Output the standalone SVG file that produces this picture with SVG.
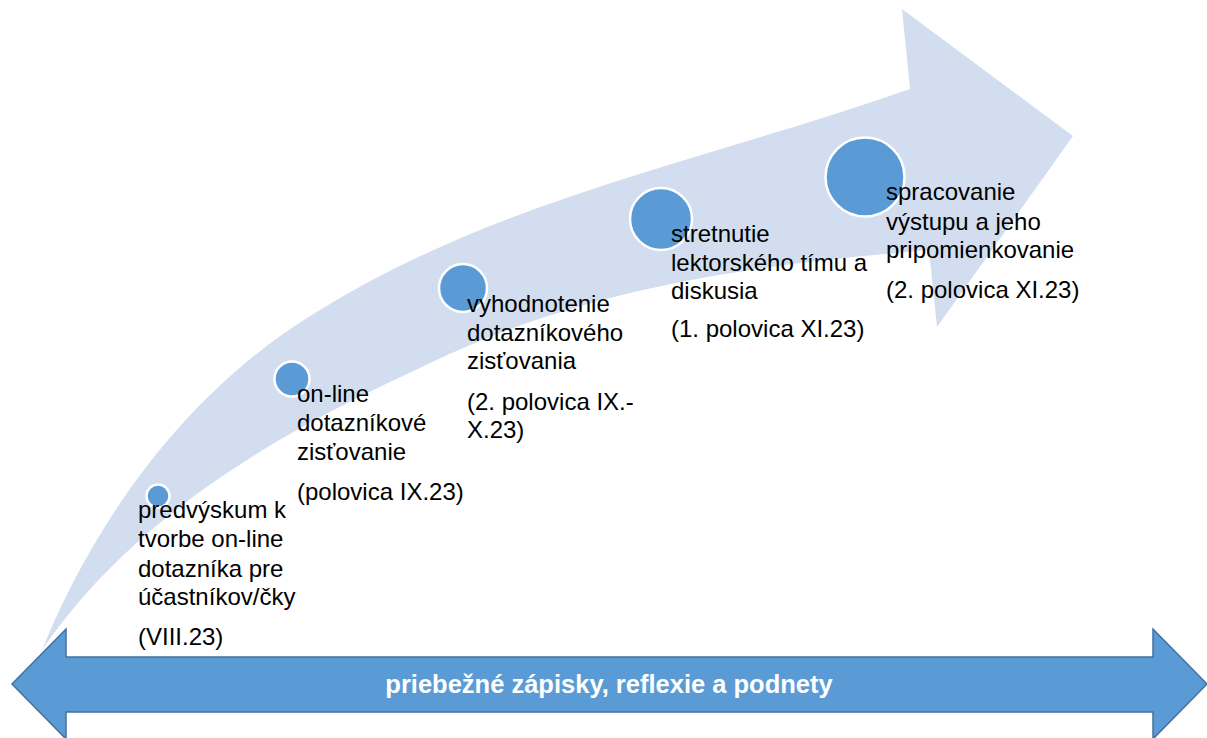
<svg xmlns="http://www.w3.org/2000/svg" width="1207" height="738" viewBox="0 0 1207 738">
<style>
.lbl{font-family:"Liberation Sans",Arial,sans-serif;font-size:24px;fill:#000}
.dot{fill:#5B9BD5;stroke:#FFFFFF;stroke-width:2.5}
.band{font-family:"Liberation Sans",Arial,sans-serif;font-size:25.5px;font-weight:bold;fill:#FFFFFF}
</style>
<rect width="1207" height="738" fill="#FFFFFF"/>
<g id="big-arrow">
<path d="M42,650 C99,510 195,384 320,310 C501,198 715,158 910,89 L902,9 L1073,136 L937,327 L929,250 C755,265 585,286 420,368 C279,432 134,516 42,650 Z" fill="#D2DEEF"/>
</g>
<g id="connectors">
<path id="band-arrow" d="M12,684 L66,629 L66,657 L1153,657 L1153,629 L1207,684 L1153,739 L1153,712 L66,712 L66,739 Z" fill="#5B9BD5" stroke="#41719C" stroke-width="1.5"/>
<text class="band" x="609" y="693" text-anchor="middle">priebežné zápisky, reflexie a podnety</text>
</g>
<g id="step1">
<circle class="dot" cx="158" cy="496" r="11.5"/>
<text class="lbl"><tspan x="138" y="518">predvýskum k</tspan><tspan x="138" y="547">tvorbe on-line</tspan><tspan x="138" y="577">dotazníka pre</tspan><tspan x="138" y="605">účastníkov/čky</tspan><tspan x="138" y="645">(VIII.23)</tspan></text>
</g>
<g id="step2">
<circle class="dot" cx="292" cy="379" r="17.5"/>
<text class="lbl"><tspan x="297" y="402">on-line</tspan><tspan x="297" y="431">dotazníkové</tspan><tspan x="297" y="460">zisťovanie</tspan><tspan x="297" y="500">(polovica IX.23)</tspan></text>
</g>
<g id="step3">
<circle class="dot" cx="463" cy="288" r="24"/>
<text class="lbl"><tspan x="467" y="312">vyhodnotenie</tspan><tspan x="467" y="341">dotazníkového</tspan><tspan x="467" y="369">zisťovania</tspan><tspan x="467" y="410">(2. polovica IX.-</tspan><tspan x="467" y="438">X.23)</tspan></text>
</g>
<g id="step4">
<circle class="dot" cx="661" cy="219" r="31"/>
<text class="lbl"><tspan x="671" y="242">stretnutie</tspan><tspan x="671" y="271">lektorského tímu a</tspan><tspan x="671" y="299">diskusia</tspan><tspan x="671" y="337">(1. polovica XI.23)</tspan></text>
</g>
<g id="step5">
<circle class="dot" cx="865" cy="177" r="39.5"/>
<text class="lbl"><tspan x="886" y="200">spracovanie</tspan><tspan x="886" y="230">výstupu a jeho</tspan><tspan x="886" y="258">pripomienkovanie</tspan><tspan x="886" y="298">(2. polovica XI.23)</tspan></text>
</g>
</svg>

○ ○ ○

Omit the pictures, and quote the material above exactly as given.

§ **EXERCISE RESULT**:
Output the standalone SVG file that produces this picture with SVG.
<svg xmlns="http://www.w3.org/2000/svg" width="1207" height="738" viewBox="0 0 1207 738">
<style>
.lbl{font-family:"Liberation Sans",Arial,sans-serif;font-size:24px;fill:#000}
.dot{fill:#5B9BD5;stroke:#FFFFFF;stroke-width:2.5}
.band{font-family:"Liberation Sans",Arial,sans-serif;font-size:25.5px;font-weight:bold;fill:#FFFFFF}
</style>
<rect width="1207" height="738" fill="#FFFFFF"/>
<g id="big-arrow">
<path d="M42,650 C99,510 195,384 320,310 C501,198 715,158 910,89 L902,9 L1073,136 L937,327 L929,250 C755,265 585,286 420,368 C279,432 134,516 42,650 Z" fill="#D2DEEF"/>
</g>
<g id="connectors">
<path id="band-arrow" d="M12,684 L66,629 L66,657 L1153,657 L1153,629 L1207,684 L1153,739 L1153,712 L66,712 L66,739 Z" fill="#5B9BD5" stroke="#41719C" stroke-width="1.5"/>
<text class="band" x="609" y="693" text-anchor="middle">priebežné zápisky, reflexie a podnety</text>
</g>
<g id="step1">
<circle class="dot" cx="158" cy="496" r="11.5"/>
<text class="lbl"><tspan x="138" y="518">predvýskum k</tspan><tspan x="138" y="547">tvorbe on-line</tspan><tspan x="138" y="577">dotazníka pre</tspan><tspan x="138" y="605">účastníkov/čky</tspan><tspan x="138" y="645">(VIII.23)</tspan></text>
</g>
<g id="step2">
<circle class="dot" cx="292" cy="379" r="17.5"/>
<text class="lbl"><tspan x="297" y="402">on-line</tspan><tspan x="297" y="431">dotazníkové</tspan><tspan x="297" y="460">zisťovanie</tspan><tspan x="297" y="500">(polovica IX.23)</tspan></text>
</g>
<g id="step3">
<circle class="dot" cx="463" cy="288" r="24"/>
<text class="lbl"><tspan x="467" y="312">vyhodnotenie</tspan><tspan x="467" y="341">dotazníkového</tspan><tspan x="467" y="369">zisťovania</tspan><tspan x="467" y="410">(2. polovica IX.-</tspan><tspan x="467" y="438">X.23)</tspan></text>
</g>
<g id="step4">
<circle class="dot" cx="661" cy="219" r="31"/>
<text class="lbl"><tspan x="671" y="242">stretnutie</tspan><tspan x="671" y="271">lektorského tímu a</tspan><tspan x="671" y="299">diskusia</tspan><tspan x="671" y="337">(1. polovica XI.23)</tspan></text>
</g>
<g id="step5">
<circle class="dot" cx="865" cy="177" r="39.5"/>
<text class="lbl"><tspan x="886" y="200">spracovanie</tspan><tspan x="886" y="230">výstupu a jeho</tspan><tspan x="886" y="258">pripomienkovanie</tspan><tspan x="886" y="298">(2. polovica XI.23)</tspan></text>
</g>
</svg>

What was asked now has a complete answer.